Я решил проследить за этими странными людьми. Они слишком уж выделялись в скучной, однообразной и пьяной Пивоварне. Никто из прохожих не стал паниковать и вызывать полицию, все просто смотрели на убегающего убийцу, а спустя некоторое время словно теряли его из виду (хотя на немноголюдной и обширной Площади сложно было не заметить убегающего высокого мужчину) и уже тогда начинали ужасаться трупам, валяющимся на плитке. Вокруг неожиданно быстро зародился хаос, который обязан был прийти на 10 минут раньше, но из-за вялого настроения общества набирал обороты только сейчас. Кто-то в панике достал телефон и стал звонить в полицию, кто-то кричал, кто-то вдумчиво смотрел на трупы, словно был хирургом высшей степени и интересовался работой пистолета, оценивая, можно ли еще спасти эту тушку или нет.

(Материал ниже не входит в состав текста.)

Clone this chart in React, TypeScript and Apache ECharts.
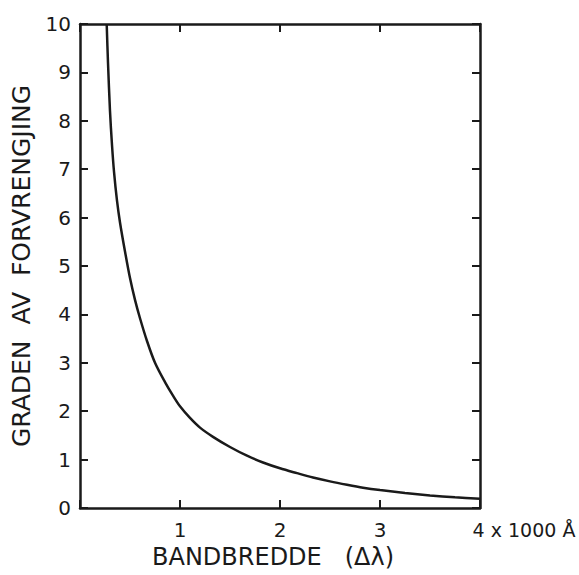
import React, { useEffect, useRef } from "react";
import * as echarts from "echarts";

// Bandwidth (units of 1000 Å) and degree of distortion
const bandwidth = [
  0.267, 0.28, 0.3, 0.32, 0.34, 0.37, 0.4, 0.45, 0.5, 0.55, 0.6, 0.67, 0.75, 0.85,
  0.93, 1.0, 1.1, 1.2, 1.33, 1.5, 1.67, 1.83, 2.0, 2.17, 2.33, 2.5, 2.67, 2.83, 3.0,
  3.25, 3.5, 3.75, 4.0,
];
const distortion = [
  10, 9.2, 8.2, 7.5, 6.95, 6.35, 5.9, 5.3, 4.75, 4.3, 3.92, 3.45, 3.0, 2.6,
  2.32, 2.1, 1.86, 1.66, 1.47, 1.26, 1.08, 0.94, 0.82, 0.72, 0.63, 0.55, 0.48, 0.42, 0.37,
  0.31, 0.26, 0.22, 0.19,
];

const xTicks = [0, 1, 2, 3, 4];
const xTickLabels = ["", "1", "2", "3", "4 x 1000 Å"];
const yTicks = [0, 1, 2, 3, 4, 5, 6, 7, 8, 9, 10];

const xTitle = "BANDBREDDE   (Δλ)";
const yTitle = "GRADEN  AV  FORVRENGJING";

const FONT = "'DejaVu Sans', 'Liberation Sans', sans-serif";
const INK = "#1a1a1a";

export default function App() {
  const ref = useRef<HTMLDivElement>(null);

  useEffect(() => {
    if (!ref.current) return;
    const chart = echarts.init(ref.current, undefined, { renderer: "svg" });

    const frameLine = { show: true, onZero: false, lineStyle: { color: INK, width: 2.5 } };
    const frameTick = { show: true, inside: true, length: 8, lineStyle: { color: INK, width: 2 } };

    chart.setOption({
      animation: false,
      backgroundColor: "#ffffff",
      grid: { left: 80, right: 99, top: 24, bottom: 67, outerBoundsMode: "none", containLabel: false },
      xAxis: [
        {
          type: "value",
          min: xTicks[0],
          max: xTicks[xTicks.length - 1],
          interval: 1,
          axisLine: { ...frameLine },
          axisTick: { ...frameTick },
          splitLine: { show: false },
          name: xTitle,
          nameLocation: "middle",
          nameGap: 28,
          nameTextStyle: { fontFamily: FONT, fontSize: 24, color: INK, padding: [0, 14, 0, 0] },
          axisLabel: {
            margin: 12,
            fontFamily: FONT,
            fontSize: 20,
            color: INK,
            formatter: (v: number) => {
              const i = xTicks.indexOf(v);
              const t = i >= 0 ? xTickLabels[i] : "";
              if (v === xTicks[xTicks.length - 1]) return "{u|" + t + "}";
              return t;
            },
            rich: {
              u: { fontFamily: FONT, fontSize: 19, color: INK, padding: [0, 0, 0, 88] },
            },
          },
        },
        {
          type: "value",
          position: "top",
          min: xTicks[0],
          max: xTicks[xTicks.length - 1],
          interval: 1,
          axisLine: { ...frameLine },
          axisTick: { ...frameTick },
          axisLabel: { show: false },
          splitLine: { show: false },
        },
      ],
      yAxis: [
        {
          type: "value",
          min: yTicks[0],
          max: yTicks[yTicks.length - 1],
          interval: 1,
          axisLine: { ...frameLine },
          axisTick: { ...frameTick },
          splitLine: { show: false },
          name: yTitle,
          nameLocation: "middle",
          nameGap: 46,
          nameTextStyle: { fontFamily: FONT, fontSize: 25, color: INK },
          axisLabel: { margin: 9, fontFamily: FONT, fontSize: 20, color: INK },
        },
        {
          type: "value",
          position: "right",
          min: yTicks[0],
          max: yTicks[yTicks.length - 1],
          interval: 1,
          axisLine: { ...frameLine },
          axisTick: { ...frameTick },
          axisLabel: { show: false },
          splitLine: { show: false },
        },
      ],
      series: [
        {
          type: "line",
          data: bandwidth.map((x, i) => [x, distortion[i]]),
          smooth: 0.3,
          symbol: "none",
          clip: true,
          lineStyle: { color: INK, width: 2.5 },
        },
      ],
    });

    return () => chart.dispose();
  }, []);

  return (
    <div
      ref={ref}
      style={{ position: "fixed", left: 0, top: 0, width: 579, height: 575, background: "#fff" }}
    />
  );
}
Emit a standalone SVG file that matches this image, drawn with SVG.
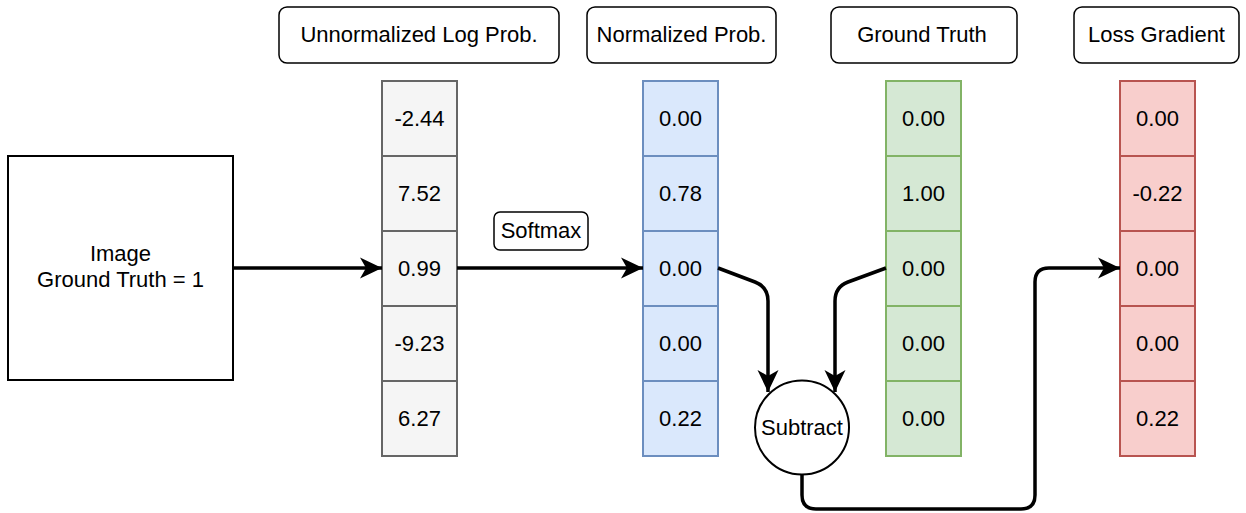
<svg xmlns="http://www.w3.org/2000/svg" width="1246" height="513" viewBox="0 0 1246 513">
  <style>
    text { font-family: "Liberation Sans", Arial, sans-serif; font-size: 22px; fill: #000; text-anchor: middle; }
    .hdr { fill: #fff; stroke: #000; stroke-width: 1.5; }
    .plain { fill: #fff; stroke: #000; stroke-width: 2; }
    .gray { fill: #f5f5f5; stroke: #666666; stroke-width: 2; }
    .blue { fill: #dae8fc; stroke: #6c8ebf; stroke-width: 2; }
    .green { fill: #d5e8d4; stroke: #82b366; stroke-width: 2; }
    .red { fill: #f8cecc; stroke: #b85450; stroke-width: 2; }
    .edge { fill: none; stroke: #000; stroke-width: 3.5; marker-end: url(#arrow); }
  </style>
  <defs>
    <marker id="arrow" markerUnits="userSpaceOnUse" markerWidth="24" markerHeight="24" viewBox="-23 -12 24 24" refX="0" refY="0" orient="auto">
      <path d="M0,0 L-22,-10.5 L-16,0 L-22,10.5 Z" fill="#000"/>
    </marker>
  </defs>

  <rect width="1246" height="513" fill="#fff"/>

  <!-- column headers -->
  <g id="hdr-unnormalized">
    <rect class="hdr" x="279" y="7" width="280" height="56" rx="8"/>
    <text x="419" y="41.5">Unnormalized Log Prob.</text>
  </g>
  <g id="hdr-normalized">
    <rect class="hdr" x="587" y="7" width="189" height="56" rx="8"/>
    <text x="681.5" y="41.5">Normalized Prob.</text>
  </g>
  <g id="hdr-ground-truth">
    <rect class="hdr" x="831" y="7" width="186" height="56" rx="8"/>
    <text x="922" y="41.5">Ground Truth</text>
  </g>
  <g id="hdr-loss-gradient">
    <rect class="hdr" x="1074" y="7" width="165" height="56" rx="8"/>
    <text x="1156.5" y="41.5">Loss Gradient</text>
  </g>

  <!-- input image -->
  <g id="image">
    <rect class="plain" x="8" y="156" width="225" height="224"/>
    <text x="120.5" y="261">Image</text>
    <text x="120.5" y="287">Ground Truth = 1</text>
  </g>

  <!-- logits -->
  <g id="logits">
    <rect class="gray" x="382" y="81" width="75" height="75"/>
    <rect class="gray" x="382" y="156" width="75" height="75"/>
    <rect class="gray" x="382" y="231" width="75" height="75"/>
    <rect class="gray" x="382" y="306" width="75" height="75"/>
    <rect class="gray" x="382" y="381" width="75" height="75"/>
    <text x="419.5" y="126">-2.44</text>
    <text x="419.5" y="201">7.52</text>
    <text x="419.5" y="276">0.99</text>
    <text x="419.5" y="351">-9.23</text>
    <text x="419.5" y="426">6.27</text>
  </g>

  <!-- probabilities -->
  <g id="probs">
    <rect class="blue" x="643" y="81" width="75" height="75"/>
    <rect class="blue" x="643" y="156" width="75" height="75"/>
    <rect class="blue" x="643" y="231" width="75" height="75"/>
    <rect class="blue" x="643" y="306" width="75" height="75"/>
    <rect class="blue" x="643" y="381" width="75" height="75"/>
    <text x="680.5" y="126">0.00</text>
    <text x="680.5" y="201">0.78</text>
    <text x="680.5" y="276">0.00</text>
    <text x="680.5" y="351">0.00</text>
    <text x="680.5" y="426">0.22</text>
  </g>

  <!-- one-hot ground truth -->
  <g id="truth">
    <rect class="green" x="886" y="81" width="75" height="75"/>
    <rect class="green" x="886" y="156" width="75" height="75"/>
    <rect class="green" x="886" y="231" width="75" height="75"/>
    <rect class="green" x="886" y="306" width="75" height="75"/>
    <rect class="green" x="886" y="381" width="75" height="75"/>
    <text x="923.5" y="126">0.00</text>
    <text x="923.5" y="201">1.00</text>
    <text x="923.5" y="276">0.00</text>
    <text x="923.5" y="351">0.00</text>
    <text x="923.5" y="426">0.00</text>
  </g>

  <!-- gradient -->
  <g id="gradient">
    <rect class="red" x="1120" y="81" width="75" height="75"/>
    <rect class="red" x="1120" y="156" width="75" height="75"/>
    <rect class="red" x="1120" y="231" width="75" height="75"/>
    <rect class="red" x="1120" y="306" width="75" height="75"/>
    <rect class="red" x="1120" y="381" width="75" height="75"/>
    <text x="1157.5" y="126">0.00</text>
    <text x="1157.5" y="201">-0.22</text>
    <text x="1157.5" y="276">0.00</text>
    <text x="1157.5" y="351">0.00</text>
    <text x="1157.5" y="426">0.22</text>
  </g>

  <!-- subtraction node -->
  <g id="subtract">
    <circle class="plain" cx="802" cy="427.5" r="47"/>
    <text x="802" y="434.5">Subtract</text>
  </g>

  <!-- connectors -->
  <g id="connectors">
    <path class="edge" d="M233,268 H382"/>
    <path class="edge" d="M457,268 H643"/>
    <path class="edge" d="M718,268 L755,282 Q768,287 768,301 V392"/>
    <path class="edge" d="M886,268 L848,282 Q835,287 835,301 V392"/>
    <path class="edge" d="M802,474.5 V495 Q802,509 816,509 H1021 Q1035,509 1035,495 V282 Q1035,268 1049,268 H1120"/>
  </g>

  <!-- edge label -->
  <g id="softmax-label">
    <rect class="hdr" x="494" y="212" width="94" height="38" rx="6"/>
    <text x="541" y="237.5">Softmax</text>
  </g>
</svg>
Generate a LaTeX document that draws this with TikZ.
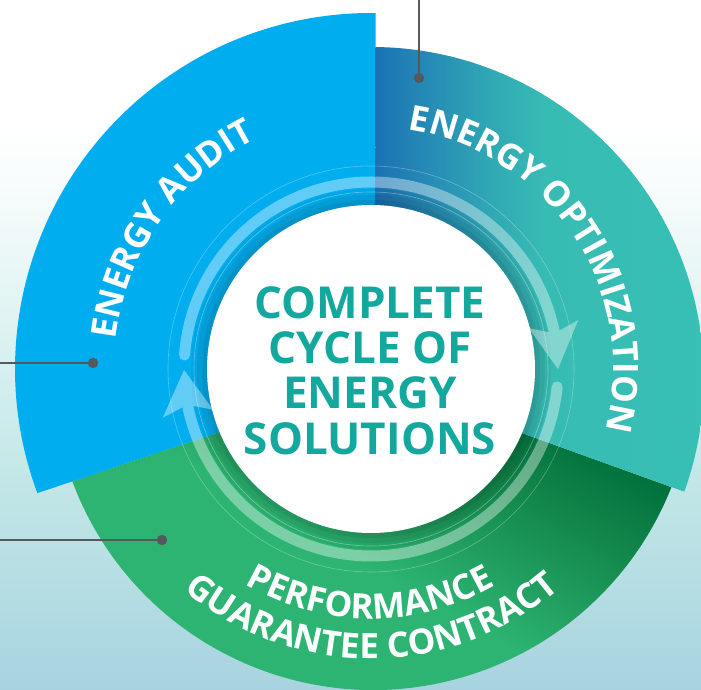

Мне сложно было уследить за беглецами, но все же высокая макушка мужчины в плаще являлась для меня ориентиром, к которому я неумолимо приближался.

Убийца с девочкой подбежали к домам, расположившимся по периметру Площади, и резко свернули вдоль них. Терпеливо и монотонно идя по мокрой и сырой каменной плитке, они приблизились к серому дому. Тому серому дому, который я так старательно искал, изначально ступив на территорию Площади. Мужчина открыл дверь и тут же затолкнул туда девочку, которая возмущалась и продолжала осуждать его. Они исчезли в доме. Он был таким серым и скучным, что нетрудно было потерять его из виду, находясь в двух шагах от него. Я увидел, что дверь была не заперта. Эти двое так спешили, что забыли полностью закрыть дверь, и из маленькой щели лился теплый желтый свет. Культурность в данный момент разгромно проигрывала любопытству и детективному азарту, поднявшемуся в моей душе так высоко, что мне казалось, мое предназначение изначально заключалось в исследовании новой тайны. Тайной она являлось только для меня, ведь только моей везде сующей свой нос голове было интересно то, что вообще происходило за эти дни. Я осторожно просунул указательный палец в щель и открыл ее. Маленькая комнатка, из которой меня так бесцеремонно выгнал этот старик. В середине так же расположилась коробка и картинка с надписью. Приятный запах дерева, фотопленки и еще каких-то химикатов отзывался здесь. Позади на стене висел портрет Ньепса. Я медленно обошел стол, искоса посмотрев еще раз на картинку и приблизился к двери. Открыв ее, я почувствовал бурный поток прохладного ветра, какой бывает в больших и просторных помещениях небывалого масштаба. Это библиотека. Эхом раздавался разговор мужчины и девочки.